SINCE GOD MADE US ALL THIS WAY, A CERTAIN AMOUNT OF DIVERSITY HAS TO BE GOOD. What a dreary and dull world this would be if we all looked the same, talked the same, had the same perspective on life. If God had not wanted us to be diverse, God would have stopped with Adam. Adam could have been God's friend and God could have made Adam eternal. But it's evident that God wanted richness in His world. God wanted a multitude of persons and God wanted every person who came into the world to have his or her own unique place. Think of it, if that was God's purpose, then there would have to be an enormous amount of diversity so that each of us could be a unique and precious individual.

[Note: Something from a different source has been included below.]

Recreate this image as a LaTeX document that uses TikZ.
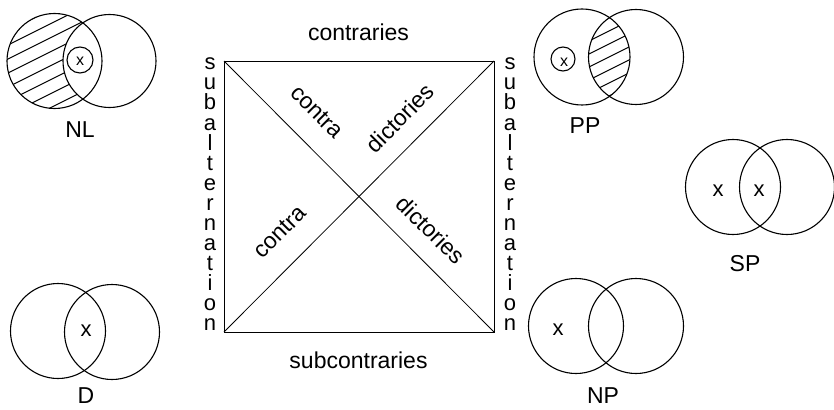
\documentclass[tikz,border=0pt]{standalone}
\usepackage{fontspec}
\setmainfont{Liberation Sans}
\begin{document}
\begin{tikzpicture}[x=1pt,y=-1pt,
  venn/.style={line width=1.1pt},
  hatchline/.style={line width=1.1pt},
  sqline/.style={line width=0.8pt},
  lbl/.style={inner sep=0pt, font=\fontsize{23}{24}\selectfont},
  mark x/.style={inner sep=0pt, font=\fontsize{22}{24}\selectfont},
  vlet/.style={inner sep=0pt, anchor=base, text height=13pt, text depth=0pt, font=\fontsize{22}{24}\selectfont}]
\useasboundingbox (0,0) rectangle (834,409);

% ---------- square of opposition ----------
\coordinate (TL) at (224,61);
\coordinate (TR) at (494,61);
\coordinate (BR) at (494,332);
\coordinate (BL) at (224,332);
\draw[sqline] (TL) -- (TR) -- (BR) -- (BL) -- cycle;
\draw[sqline] (TL) -- (BR);
\draw[sqline] (BL) -- (TR);

\node[lbl] (contraries) at (358.5,32) {contraries};
\node[lbl] (subcontraries) at (358.5,360) {subcontraries};
\node[lbl, rotate=-45] (contraA) at (317,112) {contra};
\node[lbl, rotate=45] (dictA) at (400,118) {dictories};
\node[lbl, rotate=45] (contraB) at (280,232) {contra};
\node[lbl, rotate=-45] (dictB) at (431,230) {dictories};

\foreach \c [count=\i from 0] in {s,u,b,a,l,t,e,r,n,a,t,i,o,n}{
  \node[vlet] (subL\i) at (210,70+20*\i) {\c};
  \node[vlet] (subR\i) at (510,70+20*\i) {\c};
}

% ---------- NL ----------
\begin{scope}
  \clip (54.5,61) circle (47.5);
  \foreach \k in {-7,...,7}
    \draw[hatchline] (0,61+14*\k+30) -- (120,61+14*\k-30);
\end{scope}
\fill[white] (109.5,61) circle (46.5);
\draw[venn] (54.5,61) circle (47.5);
\draw[venn] (109.5,61) circle (46.5);
\draw[venn] (80,60) circle (13);
\node[inner sep=0pt, font=\fontsize{16}{18}\selectfont] (nlx) at (80,61) {x};
\node[lbl] (NL) at (80,130) {NL};

% ---------- PP ----------
\begin{scope}
  \clip (582,57) circle (48);
  \clip (636,57) circle (47.5);
  \foreach \k in {-7,...,7}
    \draw[hatchline] (549,57+13*\k+30) -- (669,57+13*\k-30);
\end{scope}
\draw[venn] (582,57) circle (48);
\draw[venn] (636,57) circle (47.5);
\draw[venn] (563,59) circle (12);
\node[inner sep=0pt, font=\fontsize{16}{18}\selectfont] (ppx) at (564,62) {x};
\node[lbl] (PP) at (585,126) {PP};

% ---------- SP ----------
\draw[venn] (733,187) circle (47.5);
\draw[venn] (787,187) circle (47.5);
\node[mark x] (spx1) at (718,191) {x};
\node[mark x] (spx2) at (759,191) {x};
\node[lbl] (SP) at (745,264) {SP};

% ---------- D ----------
\draw[venn] (58,331) circle (47.5);
\draw[venn] (112,332) circle (47.5);
\node[mark x] (dx) at (86,331) {x};
\node[lbl] (D) at (86,396) {D};

% ---------- NP ----------
\draw[venn] (576,326) circle (47.5);
\draw[venn] (636,326) circle (47.5);
\node[mark x] (npx) at (558,330) {x};
\node[lbl] (NP) at (603,396) {NP};
\end{tikzpicture}
\end{document}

What St. Paul is urging these diverse members of the church at Corinth to do is to respect one another's differences and to understand that each of us has a place in God's family. And I believe that is God's message to us. I am not exactly like you, but I am a unique and precious person in the eyes of God. And so are you, and so is everyone in this room, and so is everyone in this world.

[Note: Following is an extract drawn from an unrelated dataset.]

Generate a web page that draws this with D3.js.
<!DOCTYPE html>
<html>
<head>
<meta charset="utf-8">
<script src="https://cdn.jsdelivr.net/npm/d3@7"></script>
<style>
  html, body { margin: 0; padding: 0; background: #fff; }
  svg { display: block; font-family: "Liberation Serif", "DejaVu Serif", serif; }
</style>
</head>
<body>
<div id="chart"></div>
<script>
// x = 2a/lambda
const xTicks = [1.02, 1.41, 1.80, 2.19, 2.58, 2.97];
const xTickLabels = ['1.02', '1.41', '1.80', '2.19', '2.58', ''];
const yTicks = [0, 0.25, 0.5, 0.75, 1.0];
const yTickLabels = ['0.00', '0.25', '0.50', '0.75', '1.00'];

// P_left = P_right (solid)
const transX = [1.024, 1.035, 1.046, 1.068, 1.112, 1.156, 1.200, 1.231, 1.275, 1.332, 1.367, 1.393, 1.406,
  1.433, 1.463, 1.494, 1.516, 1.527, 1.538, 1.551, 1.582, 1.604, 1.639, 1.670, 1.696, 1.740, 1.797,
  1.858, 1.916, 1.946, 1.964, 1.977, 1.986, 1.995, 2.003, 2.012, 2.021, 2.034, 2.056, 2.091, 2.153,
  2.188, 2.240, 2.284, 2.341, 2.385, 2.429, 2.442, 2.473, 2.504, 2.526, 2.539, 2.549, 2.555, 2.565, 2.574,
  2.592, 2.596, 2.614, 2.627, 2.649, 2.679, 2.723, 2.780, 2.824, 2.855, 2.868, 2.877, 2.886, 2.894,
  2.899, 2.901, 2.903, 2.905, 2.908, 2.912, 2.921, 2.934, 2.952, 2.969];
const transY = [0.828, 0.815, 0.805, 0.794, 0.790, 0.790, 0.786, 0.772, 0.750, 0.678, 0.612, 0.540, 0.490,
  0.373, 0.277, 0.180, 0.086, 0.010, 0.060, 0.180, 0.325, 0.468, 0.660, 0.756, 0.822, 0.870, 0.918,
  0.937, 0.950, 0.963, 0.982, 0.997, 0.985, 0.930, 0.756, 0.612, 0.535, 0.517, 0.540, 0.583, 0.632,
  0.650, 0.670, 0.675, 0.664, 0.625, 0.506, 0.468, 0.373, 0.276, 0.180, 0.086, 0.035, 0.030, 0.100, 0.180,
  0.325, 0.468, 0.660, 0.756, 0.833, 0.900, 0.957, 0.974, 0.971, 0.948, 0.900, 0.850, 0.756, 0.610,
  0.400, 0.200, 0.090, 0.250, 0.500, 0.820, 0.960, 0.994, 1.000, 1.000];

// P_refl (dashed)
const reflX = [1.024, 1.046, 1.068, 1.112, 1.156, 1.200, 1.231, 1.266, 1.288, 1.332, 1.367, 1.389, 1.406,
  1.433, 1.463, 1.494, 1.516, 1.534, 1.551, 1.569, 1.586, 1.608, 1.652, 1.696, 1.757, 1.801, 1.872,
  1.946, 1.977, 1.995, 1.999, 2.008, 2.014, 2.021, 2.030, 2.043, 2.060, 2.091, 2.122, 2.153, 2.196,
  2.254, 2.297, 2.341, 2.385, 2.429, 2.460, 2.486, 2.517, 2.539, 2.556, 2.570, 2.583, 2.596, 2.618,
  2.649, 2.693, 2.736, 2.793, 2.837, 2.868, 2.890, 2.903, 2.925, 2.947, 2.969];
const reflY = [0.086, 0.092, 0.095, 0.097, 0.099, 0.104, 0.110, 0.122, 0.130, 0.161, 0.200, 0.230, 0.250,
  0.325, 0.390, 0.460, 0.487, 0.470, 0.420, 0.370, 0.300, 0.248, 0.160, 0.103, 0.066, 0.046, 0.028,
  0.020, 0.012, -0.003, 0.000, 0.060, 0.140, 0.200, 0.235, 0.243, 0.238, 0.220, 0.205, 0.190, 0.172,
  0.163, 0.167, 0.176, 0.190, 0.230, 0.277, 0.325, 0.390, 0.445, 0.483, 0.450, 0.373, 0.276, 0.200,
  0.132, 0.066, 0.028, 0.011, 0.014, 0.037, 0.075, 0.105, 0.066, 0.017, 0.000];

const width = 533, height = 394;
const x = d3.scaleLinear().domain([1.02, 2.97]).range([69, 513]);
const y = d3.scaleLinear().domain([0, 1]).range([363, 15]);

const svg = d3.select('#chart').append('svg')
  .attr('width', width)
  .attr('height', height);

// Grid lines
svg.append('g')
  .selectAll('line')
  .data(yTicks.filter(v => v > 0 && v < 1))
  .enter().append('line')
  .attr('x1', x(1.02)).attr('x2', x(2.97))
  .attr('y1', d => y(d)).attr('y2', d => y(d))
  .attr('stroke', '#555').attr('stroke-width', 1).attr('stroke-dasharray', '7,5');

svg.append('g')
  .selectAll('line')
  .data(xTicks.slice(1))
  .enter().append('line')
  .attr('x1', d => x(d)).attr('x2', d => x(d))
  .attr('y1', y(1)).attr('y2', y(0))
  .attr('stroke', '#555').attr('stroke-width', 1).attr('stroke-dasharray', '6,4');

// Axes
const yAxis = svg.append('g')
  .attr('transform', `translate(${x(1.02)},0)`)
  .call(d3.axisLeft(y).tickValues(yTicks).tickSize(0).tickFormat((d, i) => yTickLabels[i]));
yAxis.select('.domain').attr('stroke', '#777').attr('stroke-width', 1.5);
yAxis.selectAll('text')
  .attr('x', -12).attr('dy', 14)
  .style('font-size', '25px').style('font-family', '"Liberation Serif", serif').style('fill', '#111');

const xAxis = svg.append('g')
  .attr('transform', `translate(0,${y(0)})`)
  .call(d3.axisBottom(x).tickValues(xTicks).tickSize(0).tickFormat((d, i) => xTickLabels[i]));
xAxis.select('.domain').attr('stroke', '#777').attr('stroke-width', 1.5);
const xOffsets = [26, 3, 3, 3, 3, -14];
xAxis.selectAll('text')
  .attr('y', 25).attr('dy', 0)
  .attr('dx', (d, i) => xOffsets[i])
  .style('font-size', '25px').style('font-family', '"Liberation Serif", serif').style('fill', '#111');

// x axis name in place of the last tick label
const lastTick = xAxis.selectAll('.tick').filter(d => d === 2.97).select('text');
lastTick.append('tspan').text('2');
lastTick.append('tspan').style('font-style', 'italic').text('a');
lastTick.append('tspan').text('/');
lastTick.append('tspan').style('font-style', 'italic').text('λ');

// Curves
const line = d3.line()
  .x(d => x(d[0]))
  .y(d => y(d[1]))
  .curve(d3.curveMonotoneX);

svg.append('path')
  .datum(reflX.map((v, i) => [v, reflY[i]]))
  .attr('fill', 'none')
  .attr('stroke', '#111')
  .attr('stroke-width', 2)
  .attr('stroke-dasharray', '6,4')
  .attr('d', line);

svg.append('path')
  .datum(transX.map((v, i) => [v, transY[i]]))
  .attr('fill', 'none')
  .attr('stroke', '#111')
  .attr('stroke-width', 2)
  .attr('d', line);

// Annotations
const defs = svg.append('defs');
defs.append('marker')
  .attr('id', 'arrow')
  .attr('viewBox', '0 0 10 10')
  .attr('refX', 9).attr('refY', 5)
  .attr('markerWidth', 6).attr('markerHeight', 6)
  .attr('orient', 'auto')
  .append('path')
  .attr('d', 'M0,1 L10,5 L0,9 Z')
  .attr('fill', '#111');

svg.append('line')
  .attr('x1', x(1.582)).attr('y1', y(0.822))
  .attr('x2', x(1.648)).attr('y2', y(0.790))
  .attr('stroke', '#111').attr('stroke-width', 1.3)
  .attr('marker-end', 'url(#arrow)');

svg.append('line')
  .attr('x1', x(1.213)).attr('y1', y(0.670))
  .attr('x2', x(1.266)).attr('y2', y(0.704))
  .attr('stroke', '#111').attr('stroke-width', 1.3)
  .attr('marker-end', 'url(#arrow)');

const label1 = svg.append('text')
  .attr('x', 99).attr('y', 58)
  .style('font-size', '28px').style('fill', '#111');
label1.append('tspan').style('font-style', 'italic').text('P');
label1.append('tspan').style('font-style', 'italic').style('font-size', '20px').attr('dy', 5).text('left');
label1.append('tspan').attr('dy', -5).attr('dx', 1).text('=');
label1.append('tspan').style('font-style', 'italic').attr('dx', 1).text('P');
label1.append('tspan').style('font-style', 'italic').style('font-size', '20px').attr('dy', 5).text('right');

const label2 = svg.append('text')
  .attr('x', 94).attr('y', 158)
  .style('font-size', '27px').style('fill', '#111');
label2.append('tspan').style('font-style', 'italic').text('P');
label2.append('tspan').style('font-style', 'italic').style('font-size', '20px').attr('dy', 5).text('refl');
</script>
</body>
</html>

We’re about to inaugurate President Obama for a second term. Some of you think Obama is the best president since FDR, or maybe since Lincoln. Others of you weren’t all that crazy about FDR and as far as you are concerned Obama is the anti-Christ. Whichever side of that conversation you take, what we all need to remember is that God chose to make us male and female, right-brained and left, short and tall, oldest child and youngest, rural and urban, liberal and conservative, brown and white and black and yellow, speaking different languages and coming from different backgrounds. This was God's plan for reasons only God can know. And, if it is God's plan, it must be good. It must be beautiful. We can only live and work and have our being in God’s plan.
That is what God wants from each of us. To love God as God loves us and to love one another. We are a diverse people. That is the way God created us. Let's honor that diversity and pledge to respect one another as members of the family of God.